-- START --
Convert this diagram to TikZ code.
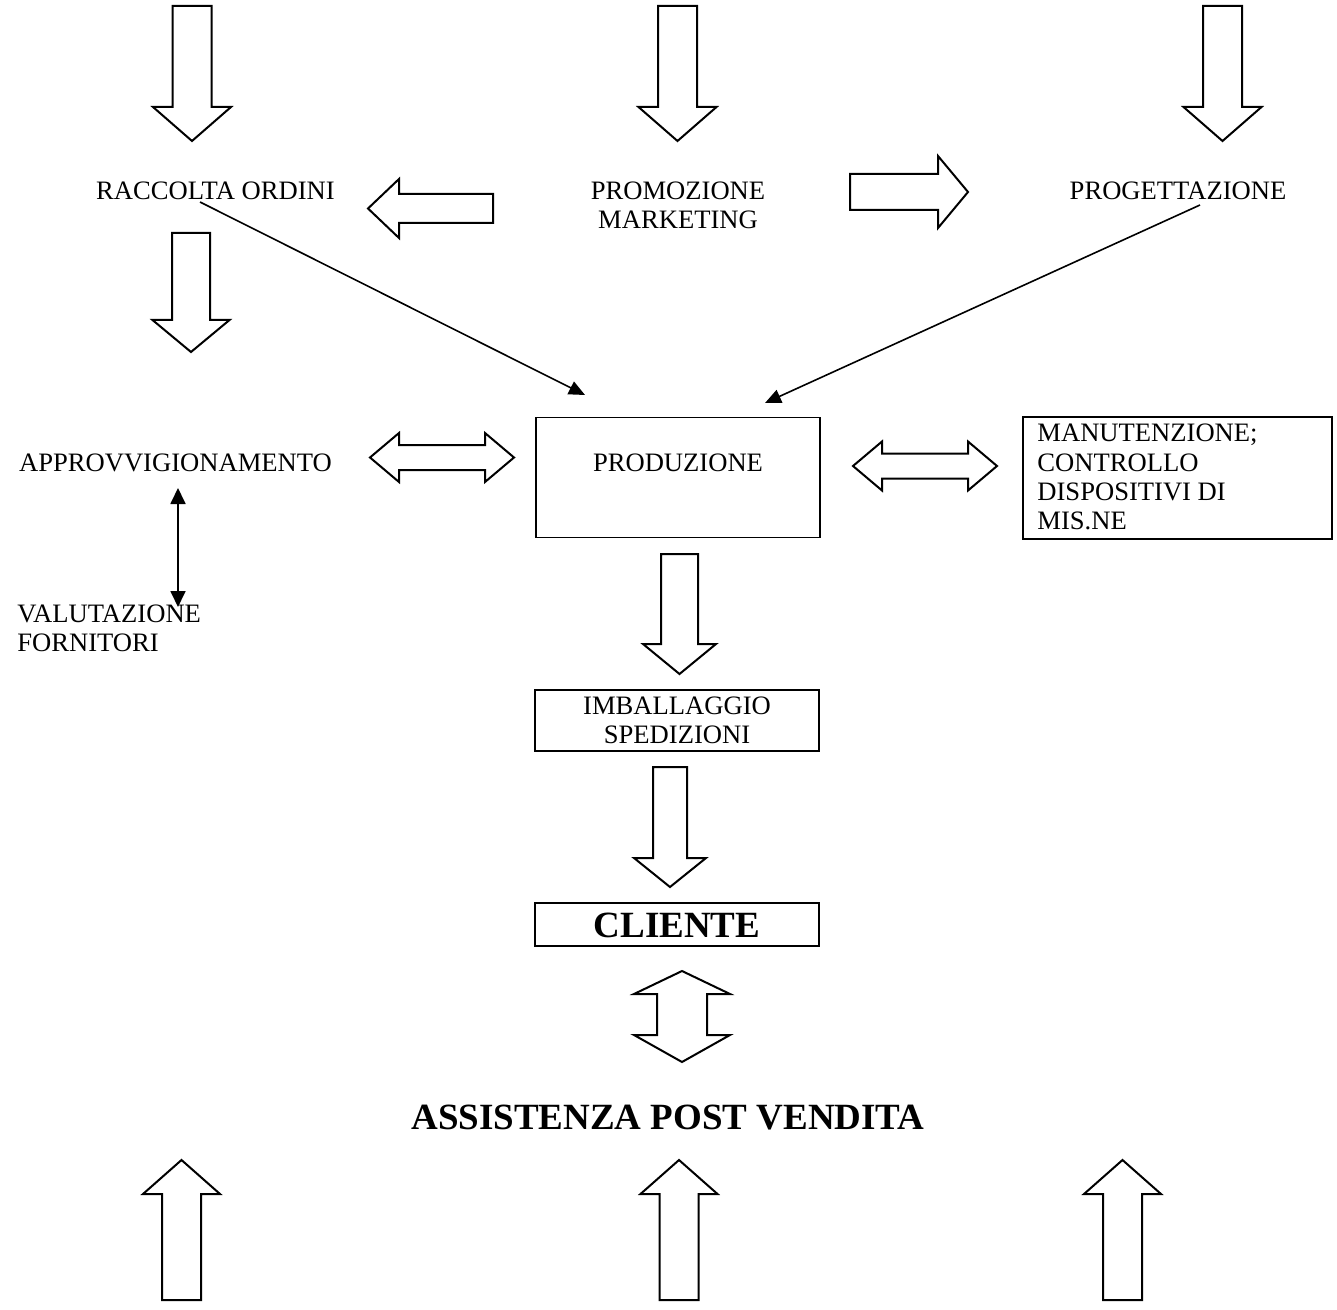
\documentclass[tikz,border=0pt]{standalone}
\usepackage{fontspec}
\setmainfont{Liberation Serif}
\usetikzlibrary{arrows.meta}
\tikzset{
  blk/.style={draw=black, line width=1pt, line join=miter, fill=white},
  lbl/.style={inner sep=0pt, font=\fontsize{13.3}{14.6}\selectfont, align=center},
  biglbl/.style={inner sep=0pt, font=\fontsize{18.5}{20}\selectfont\bfseries},
  boxnode/.style={draw=black, line width=0.8pt, inner sep=0pt},
  thin/.style={line width=0.8pt, -{Triangle[length=8pt,width=7pt]}},
  thinboth/.style={line width=0.9pt, {Triangle[length=8pt,width=7.5pt]}-{Triangle[length=8pt,width=7.5pt]}}
}
% vertical single block arrow: cx, base y, head-base y, tip y, shaft half, head half
\newcommand\blkV[6]{%
  \draw[blk] ({#1-#5},#2) -- ({#1+#5},#2) -- ({#1+#5},#3) -- ({#1+#6},#3) -- (#1,#4) -- ({#1-#6},#3) -- ({#1-#5},#3) -- cycle;}
% horizontal single block arrow: cy, base x, head-base x, tip x, shaft half, head half
\newcommand\blkH[6]{%
  \draw[blk] (#2,{#1-#5}) -- (#2,{#1+#5}) -- (#3,{#1+#5}) -- (#3,{#1+#6}) -- (#4,#1) -- (#3,{#1-#6}) -- (#3,{#1-#5}) -- cycle;}
% horizontal double block arrow: cy, left tip, left head base, right head base, right tip, shaft half, head half
\newcommand\blkHH[7]{%
  \draw[blk] (#2,#1) -- (#3,{#1-#7}) -- (#3,{#1-#6}) -- (#4,{#1-#6}) -- (#4,{#1-#7}) -- (#5,#1) -- (#4,{#1+#7}) -- (#4,{#1+#6}) -- (#3,{#1+#6}) -- (#3,{#1+#7}) -- cycle;}
% vertical double block arrow: cx, top tip, top head base, bottom head base, bottom tip, shaft half, head half
\newcommand\blkVV[7]{%
  \draw[blk] (#1,#2) -- ({#1+#7},#3) -- ({#1+#6},#3) -- ({#1+#6},#4) -- ({#1+#7},#4) -- (#1,#5) -- ({#1-#7},#4) -- ({#1-#6},#4) -- ({#1-#6},#3) -- ({#1-#7},#3) -- cycle;}
\begin{document}
\begin{tikzpicture}[x=0.5pt,y=-0.5pt]
\useasboundingbox (0,0) rectangle (1337,1310);

% top arrows
\blkV{192}{6}{107}{141}{19.5}{39}
\blkV{677.5}{6}{107}{141}{19.5}{39}
\blkV{1222.5}{6}{107}{141}{19.5}{39}

% first row labels
\node[lbl] (raccolta) at (215.5,191) {RACCOLTA ORDINI};
\node[lbl] (promo) at (678,205.5) {PROMOZIONE\\MARKETING};
\node[lbl] (prog) at (1178,191) {PROGETTAZIONE};

\blkH{208.5}{493}{399}{368}{14.5}{29.5}
\blkH{192}{850}{938}{968}{18}{36}

% arrow below raccolta
\blkV{191}{233}{320}{352}{19}{38.5}

% production box
\node[boxnode, minimum width=142pt, minimum height=60pt] (prod) at (678,477.5) {};
\node[lbl] (prodtxt) at (678,463) {PRODUZIONE};

% thin connectors
\coordinate (r0) at (200,202);
\coordinate (r1) at (585,395);
\coordinate (p0) at (1200,205);
\coordinate (p1) at (765,403);
\draw[thin] (r0) -- (r1);
\draw[thin] (p0) -- (p1);

% approvvigionamento
\node[lbl] (approv) at (175.5,463) {APPROVVIGIONAMENTO};
\blkHH{457.5}{370}{399}{485}{514}{12.5}{24.5}

% manutenzione
\node[boxnode, minimum width=154.5pt, minimum height=61pt] (manbox) at (1177.5,478) {};
\node[lbl, align=left, anchor=west] (mantxt) at (1037,477) {MANUTENZIONE;\\CONTROLLO\\DISPOSITIVI DI\\MIS.NE};
\blkHH{466}{853}{882}{968}{997}{12.5}{24.5}

% valutazione fornitori
\coordinate (v0) at (178,488);
\coordinate (v1) at (178,607);
\draw[thinboth] (v0) -- (v1);
\node[lbl, align=left, anchor=west] (valut) at (17,628.5) {VALUTAZIONE\\FORNITORI};

% production -> imballaggio
\blkV{679.5}{554}{644}{674}{18.5}{36.5}
\node[boxnode, minimum width=142pt, minimum height=30.5pt] (imbbox) at (677,720.5) {};
\node[lbl] (imbtxt) at (677,720) {IMBALLAGGIO\\SPEDIZIONI};

\blkV{670}{767}{858}{887}{17}{36}

% cliente
\node[boxnode, minimum width=142pt, minimum height=21.5pt] (cliente) at (677,924.5) {};
\node[biglbl] (clitxt) at (677,925) {CLIENTE};

\blkVV{682}{971}{994}{1035}{1062}{25}{48}

\node[biglbl] (assist) at (668,1118) {ASSISTENZA POST VENDITA};

% bottom arrows
\blkV{181.5}{1300}{1194}{1160}{19.5}{38.5}
\blkV{679}{1300}{1194}{1160}{19.5}{38.5}
\blkV{1122.5}{1300}{1194}{1160}{19.5}{38.5}
\end{tikzpicture}
\end{document}
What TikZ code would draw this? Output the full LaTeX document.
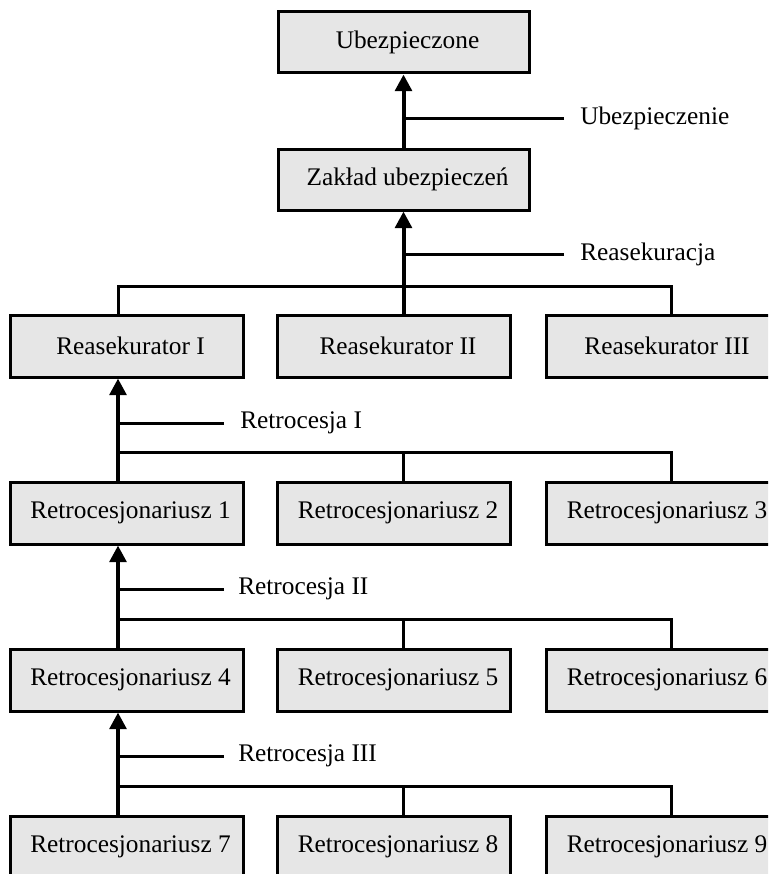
\documentclass[tikz,border=0pt]{standalone}
\usepackage{fontspec}
\setmainfont{Liberation Serif}
\usetikzlibrary{arrows.meta}
\definecolor{boxfill}{HTML}{E6E6E6}
\begin{document}
\begin{tikzpicture}[x=0.75pt,y=-0.75pt,
  box/.style={draw, line width=2.25pt, fill=boxfill, minimum width=174.75pt,
    minimum height=46.5pt, inner sep=0pt, font=\fontsize{19}{23}\selectfont,
    execute at begin node={\hspace*{6pt}}},
  wide/.style={box, minimum width=188.25pt, minimum height=45.75pt},
  lbl/.style={anchor=west, inner sep=0pt, font=\fontsize{19}{23}\selectfont},
  link/.style={line width=2.25pt},
  flow/.style={line width=3pt, -{Triangle[width=12.5pt,length=12.5pt]}}]
\useasboundingbox (0,0) rectangle (768,874);
\clip (0,0) rectangle (768,874);

% boxes
\node[wide] (top) at (403.5,42.5) {Ubezpieczone};
\node[wide] (zu)  at (403.5,179.5) {Zakład ubezpieczeń};

\node[box] (r1) at (126.5,346) {Reasekurator I};
\node[box] (r2) at (394,346)   {Reasekurator II};
\node[box] (r3) at (663,346)   {Reasekurator III};

\node[box] (c1) at (126.5,513) {Retrocesjonariusz 1};
\node[box] (c2) at (394,513)   {Retrocesjonariusz 2};
\node[box] (c3) at (663,513)   {Retrocesjonariusz 3};

\node[box] (c4) at (126.5,680) {Retrocesjonariusz 4};
\node[box] (c5) at (394,680)   {Retrocesjonariusz 5};
\node[box] (c6) at (663,680)   {Retrocesjonariusz 6};

\node[box] (c7) at (126.5,847) {Retrocesjonariusz 7};
\node[box] (c8) at (394,847)   {Retrocesjonariusz 8};
\node[box] (c9) at (663,847)   {Retrocesjonariusz 9};

% level 1: insurer -> insured
\draw[flow] (zu.north) -- (top.south);
\coordinate (e0) at (564,118);
\draw[link] (e0) -- (e0 -| zu.north);
\node[lbl] (l0) at (580,118) {Ubezpieczenie};

% level 2: reinsurers -> insurer
\coordinate (b1L) at (118,286);
\coordinate (b1R) at (671,286);
\draw[flow] (zu.south |- r2.north) -- (zu.south);
\draw[link] (r1.north -| b1L) |- (b1R) -- (r3.north -| b1R);
\coordinate (e1) at (564,254);
\draw[link] (e1) -- (e1 -| zu.south);
\node[lbl] (l1) at (580,254) {Reasekuracja};

% level 3: retrocession I
\coordinate (b2L) at (118,452);
\coordinate (b2R) at (671,452);
\coordinate (m2) at (403.5,452);
\draw[flow] (c1.north -| b2L) -- (r1.south -| b2L);
\draw[link] (b2L) -- (b2R) -- (b2R |- c3.north);
\draw[link] (m2) -- (m2 |- c2.north);
\coordinate (e2) at (224,423);
\draw[link] (e2) -- (e2 -| b2L);
\node[lbl] (l2) at (240,423) {Retrocesja I};

% level 4: retrocession II
\coordinate (b3L) at (118,619);
\coordinate (b3R) at (671,619);
\coordinate (m3) at (403.5,619);
\draw[flow] (c4.north -| b3L) -- (c1.south -| b3L);
\draw[link] (b3L) -- (b3R) -- (b3R |- c6.north);
\draw[link] (m3) -- (m3 |- c5.north);
\coordinate (e3) at (224,589);
\draw[link] (e3) -- (e3 -| b3L);
\node[lbl] (l3) at (238,589) {Retrocesja II};

% level 5: retrocession III
\coordinate (b4L) at (118,786);
\coordinate (b4R) at (671,786);
\coordinate (m4) at (403.5,786);
\draw[flow] (c7.north -| b4L) -- (c4.south -| b4L);
\draw[link] (b4L) -- (b4R) -- (b4R |- c9.north);
\draw[link] (m4) -- (m4 |- c8.north);
\coordinate (e4) at (224,756);
\draw[link] (e4) -- (e4 -| b4L);
\node[lbl] (l4) at (238,756) {Retrocesja III};
\end{tikzpicture}
\end{document}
-- END --
Find all the lines containing "this" in the material, then copy them.

= Task answer =
Convert this diagram to TikZ code.
What TikZ code would draw this? Output the full LaTeX document.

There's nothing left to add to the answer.